--- Exercise brief ---
Give every line back verbatim, dropping all images.

--- Data ---
* * *

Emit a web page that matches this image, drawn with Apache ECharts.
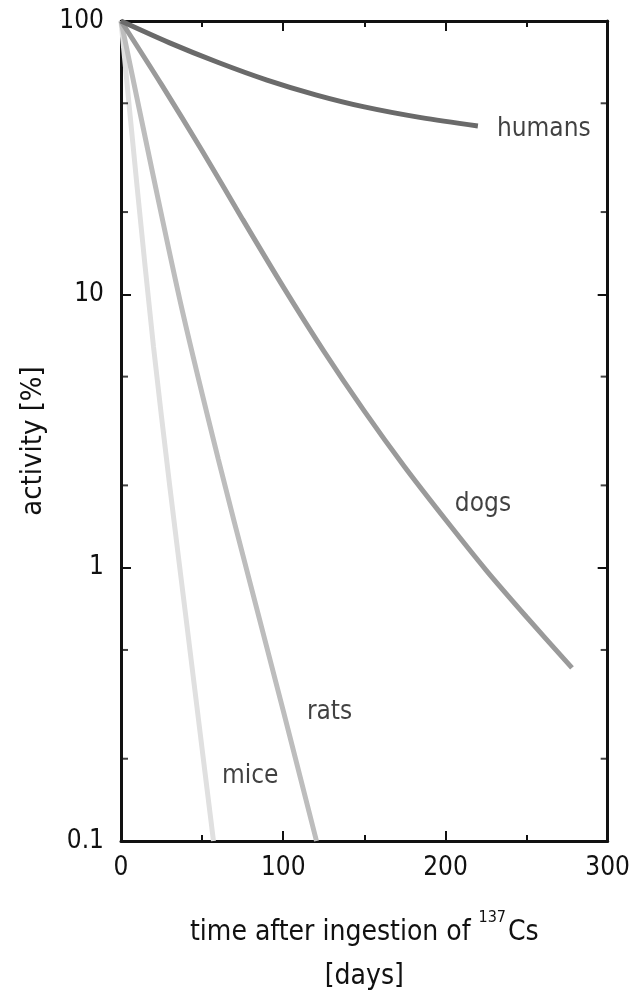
<!DOCTYPE html>
<html>
<head>
<meta charset="utf-8">
<script src="https://cdn.jsdelivr.net/npm/echarts@6/dist/echarts.min.js"></script>
<style>
html,body{margin:0;padding:0;background:#fff;}
#chart{width:633px;height:1004px;}
</style>
</head>
<body>
<div id="chart"></div>
<script>
// ---- data ----
const humansT = [0, 30, 60, 90, 120, 150, 185, 220];
const humansV = [100, 83.2, 70.5, 60.8, 53.7, 48.5, 44.3, 41.3];

const dogsT = [0, 25, 50, 75, 100, 125, 150, 175, 200, 225, 250, 278];
const dogsV = [100, 58.5, 33.5, 18.8, 10.65, 6.2, 3.74, 2.33, 1.5, 0.98, 0.66, 0.43];

const ratsT = [0, 20, 38, 60, 80, 100, 120.5];
const ratsV = [100, 26.9, 8.61, 2.49, 0.86, 0.3, 0.1];

const miceT = [0, 10, 20, 30, 40, 50, 57];
const miceV = [100, 24.5, 6.46, 2.0, 0.66, 0.217, 0.1];

const labelNames = ['humans', 'dogs', 'rats', 'mice'];
const labelT = [231.7, 205.8, 114.6, 62.2];
const labelV = [40.3, 1.7, 0.295, 0.172];

const xTicks = [0, 100, 200, 300];
const yTicks = [0.1, 1, 10, 100];
const yMinorTicks = [0.2, 0.5, 2, 5, 20, 50];

// ---- chart ----
const FONT = "'Liberation Sans Narrow', 'DejaVu Sans Condensed', 'Roboto', sans-serif";
const pairs = (T, V) => T.map((t, i) => [t, V[i]]);
const AX = '#111';
const TXT = '#111';

function lineSeries(name, T, V, color) {
  return {
    name, type: 'line', data: pairs(T, V), smooth: 0.3,
    showSymbol: false, symbol: 'none', xAxisIndex: 0, yAxisIndex: 0,
    lineStyle: { color, width: 5, cap: 'butt' }, z: 2, silent: true, animation: false
  };
}

const chart = echarts.init(document.getElementById('chart'), null, { renderer: 'canvas' });
const option = {
  animation: false,
  backgroundColor: '#fff',
  textStyle: { fontFamily: FONT },
  grid: { left: 121, right: 25, top: 21, bottom: 154, containLabel: false },
  xAxis: [
    {
      type: 'value', min: xTicks[0], max: xTicks[xTicks.length - 1], interval: 100,
      position: 'bottom',
      axisLine: { show: true, onZero: false, lineStyle: { color: AX, width: 3 } },
      axisTick: { show: true, inside: true, length: 10, lineStyle: { color: AX, width: 2 } },
      minorTick: { show: true, splitNumber: 2, length: 6, lineStyle: { color: AX, width: 2 } },
      splitLine: { show: false },
      axisLabel: { fontSize: 26, color: TXT, margin: 14, fontFamily: FONT },
      name: 'time after ingestion of {sup|137}Cs\n[days]',
      nameLocation: 'middle', nameGap: 70,
      nameTextStyle: {
        fontSize: 28, color: TXT, fontFamily: FONT, lineHeight: 44,
        rich: { sup: { fontSize: 16, fontFamily: FONT, color: TXT, padding: [0, 2, 30, 0] } }
      }
    },
    {
      type: 'value', min: xTicks[0], max: xTicks[xTicks.length - 1], interval: 100,
      position: 'top',
      axisLine: { show: true, onZero: false, lineStyle: { color: AX, width: 3 } },
      axisTick: { show: true, inside: true, length: 10, lineStyle: { color: AX, width: 2 } },
      minorTick: { show: true, splitNumber: 2, length: 6, lineStyle: { color: AX, width: 2 } },
      splitLine: { show: false }, axisLabel: { show: false }
    }
  ],
  yAxis: [
    {
      type: 'log', logBase: 10, min: yTicks[0], max: yTicks[yTicks.length - 1],
      position: 'left',
      axisLine: { show: true, onZero: false, lineStyle: { color: AX, width: 3 } },
      axisTick: { show: true, inside: true, length: 10, lineStyle: { color: AX, width: 2 } },
      splitLine: { show: false },
      axisLabel: { fontSize: 26, color: TXT, margin: 17, fontFamily: FONT,
        formatter: v => String(+v.toPrecision(3)) },
      name: 'activity [%]', nameLocation: 'middle', nameGap: 54, nameRotate: 90,
      nameTextStyle: { fontSize: 29, color: TXT, fontFamily: FONT, padding: [0, 20, 0, 0] }
    },
    {
      type: 'log', logBase: 10, min: yTicks[0], max: yTicks[yTicks.length - 1],
      position: 'right',
      axisLine: { show: true, onZero: false, lineStyle: { color: AX, width: 3 } },
      axisTick: { show: true, inside: true, length: 10, lineStyle: { color: AX, width: 2 } },
      splitLine: { show: false }, axisLabel: { show: false }
    }
  ],
  series: [
    lineSeries('mice', miceT, miceV, '#e0e0e0'),
    lineSeries('rats', ratsT, ratsV, '#bdbdbd'),
    lineSeries('dogs', dogsT, dogsV, '#9a9a9a'),
    lineSeries('humans', humansT, humansV, '#6a6a6a'),
    {
      name: 'minorTicksLeft', type: 'scatter', xAxisIndex: 0, yAxisIndex: 0,
      data: yMinorTicks.map(v => [xTicks[0], v]),
      symbol: 'rect', symbolSize: [7, 2], symbolOffset: [3.5, 0],
      itemStyle: { color: AX }, silent: true, z: 5, clip: false
    },
    {
      name: 'minorTicksRight', type: 'scatter', xAxisIndex: 0, yAxisIndex: 0,
      data: yMinorTicks.map(v => [xTicks[xTicks.length - 1], v]),
      symbol: 'rect', symbolSize: [7, 2], symbolOffset: [-3.5, 0],
      itemStyle: { color: AX }, silent: true, z: 5, clip: false
    },
    {
      name: 'labels', type: 'scatter', xAxisIndex: 0, yAxisIndex: 0,
      data: labelNames.map((n, i) => ({ name: n, value: [labelT[i], labelV[i]] })),
      symbolSize: 0, silent: true, z: 6,
      label: { show: true, position: 'right', distance: 0, formatter: p => p.name,
        fontSize: 26, color: TXT, fontFamily: FONT }
    }
  ]
};
chart.setOption(option);
</script>
</body>
</html>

* * *

--- Completed exercise ---
Emit a web page that matches this image, drawn with Apache ECharts.
<!DOCTYPE html>
<html>
<head>
<meta charset="utf-8">
<script src="https://cdn.jsdelivr.net/npm/echarts@6/dist/echarts.min.js"></script>
<style>
html,body{margin:0;padding:0;background:#fff;}
#chart{width:633px;height:1004px;}
</style>
</head>
<body>
<div id="chart"></div>
<script>
// ---- data ----
const humansT = [0, 30, 60, 90, 120, 150, 185, 220];
const humansV = [100, 83.2, 70.5, 60.8, 53.7, 48.5, 44.3, 41.3];

const dogsT = [0, 25, 50, 75, 100, 125, 150, 175, 200, 225, 250, 278];
const dogsV = [100, 58.5, 33.5, 18.8, 10.65, 6.2, 3.74, 2.33, 1.5, 0.98, 0.66, 0.43];

const ratsT = [0, 20, 38, 60, 80, 100, 120.5];
const ratsV = [100, 26.9, 8.61, 2.49, 0.86, 0.3, 0.1];

const miceT = [0, 10, 20, 30, 40, 50, 57];
const miceV = [100, 24.5, 6.46, 2.0, 0.66, 0.217, 0.1];

const labelNames = ['humans', 'dogs', 'rats', 'mice'];
const labelT = [231.7, 205.8, 114.6, 62.2];
const labelV = [40.3, 1.7, 0.295, 0.172];

const xTicks = [0, 100, 200, 300];
const yTicks = [0.1, 1, 10, 100];
const yMinorTicks = [0.2, 0.5, 2, 5, 20, 50];

// ---- chart ----
const FONT = "'Liberation Sans Narrow', 'DejaVu Sans Condensed', 'Roboto', sans-serif";
const pairs = (T, V) => T.map((t, i) => [t, V[i]]);
const AX = '#111';
const TXT = '#111';

function lineSeries(name, T, V, color) {
  return {
    name, type: 'line', data: pairs(T, V), smooth: 0.3,
    showSymbol: false, symbol: 'none', xAxisIndex: 0, yAxisIndex: 0,
    lineStyle: { color, width: 5, cap: 'butt' }, z: 2, silent: true, animation: false
  };
}

const chart = echarts.init(document.getElementById('chart'), null, { renderer: 'canvas' });
const option = {
  animation: false,
  backgroundColor: '#fff',
  textStyle: { fontFamily: FONT },
  grid: { left: 121, right: 25, top: 21, bottom: 154, containLabel: false },
  xAxis: [
    {
      type: 'value', min: xTicks[0], max: xTicks[xTicks.length - 1], interval: 100,
      position: 'bottom',
      axisLine: { show: true, onZero: false, lineStyle: { color: AX, width: 3 } },
      axisTick: { show: true, inside: true, length: 10, lineStyle: { color: AX, width: 2 } },
      minorTick: { show: true, splitNumber: 2, length: 6, lineStyle: { color: AX, width: 2 } },
      splitLine: { show: false },
      axisLabel: { fontSize: 26, color: TXT, margin: 14, fontFamily: FONT },
      name: 'time after ingestion of {sup|137}Cs\n[days]',
      nameLocation: 'middle', nameGap: 70,
      nameTextStyle: {
        fontSize: 28, color: TXT, fontFamily: FONT, lineHeight: 44,
        rich: { sup: { fontSize: 16, fontFamily: FONT, color: TXT, padding: [0, 2, 30, 0] } }
      }
    },
    {
      type: 'value', min: xTicks[0], max: xTicks[xTicks.length - 1], interval: 100,
      position: 'top',
      axisLine: { show: true, onZero: false, lineStyle: { color: AX, width: 3 } },
      axisTick: { show: true, inside: true, length: 10, lineStyle: { color: AX, width: 2 } },
      minorTick: { show: true, splitNumber: 2, length: 6, lineStyle: { color: AX, width: 2 } },
      splitLine: { show: false }, axisLabel: { show: false }
    }
  ],
  yAxis: [
    {
      type: 'log', logBase: 10, min: yTicks[0], max: yTicks[yTicks.length - 1],
      position: 'left',
      axisLine: { show: true, onZero: false, lineStyle: { color: AX, width: 3 } },
      axisTick: { show: true, inside: true, length: 10, lineStyle: { color: AX, width: 2 } },
      splitLine: { show: false },
      axisLabel: { fontSize: 26, color: TXT, margin: 17, fontFamily: FONT,
        formatter: v => String(+v.toPrecision(3)) },
      name: 'activity [%]', nameLocation: 'middle', nameGap: 54, nameRotate: 90,
      nameTextStyle: { fontSize: 29, color: TXT, fontFamily: FONT, padding: [0, 20, 0, 0] }
    },
    {
      type: 'log', logBase: 10, min: yTicks[0], max: yTicks[yTicks.length - 1],
      position: 'right',
      axisLine: { show: true, onZero: false, lineStyle: { color: AX, width: 3 } },
      axisTick: { show: true, inside: true, length: 10, lineStyle: { color: AX, width: 2 } },
      splitLine: { show: false }, axisLabel: { show: false }
    }
  ],
  series: [
    lineSeries('mice', miceT, miceV, '#e0e0e0'),
    lineSeries('rats', ratsT, ratsV, '#bdbdbd'),
    lineSeries('dogs', dogsT, dogsV, '#9a9a9a'),
    lineSeries('humans', humansT, humansV, '#6a6a6a'),
    {
      name: 'minorTicksLeft', type: 'scatter', xAxisIndex: 0, yAxisIndex: 0,
      data: yMinorTicks.map(v => [xTicks[0], v]),
      symbol: 'rect', symbolSize: [7, 2], symbolOffset: [3.5, 0],
      itemStyle: { color: AX }, silent: true, z: 5, clip: false
    },
    {
      name: 'minorTicksRight', type: 'scatter', xAxisIndex: 0, yAxisIndex: 0,
      data: yMinorTicks.map(v => [xTicks[xTicks.length - 1], v]),
      symbol: 'rect', symbolSize: [7, 2], symbolOffset: [-3.5, 0],
      itemStyle: { color: AX }, silent: true, z: 5, clip: false
    },
    {
      name: 'labels', type: 'scatter', xAxisIndex: 0, yAxisIndex: 0,
      data: labelNames.map((n, i) => ({ name: n, value: [labelT[i], labelV[i]] })),
      symbolSize: 0, silent: true, z: 6,
      label: { show: true, position: 'right', distance: 0, formatter: p => p.name,
        fontSize: 26, color: TXT, fontFamily: FONT }
    }
  ]
};
chart.setOption(option);
</script>
</body>
</html>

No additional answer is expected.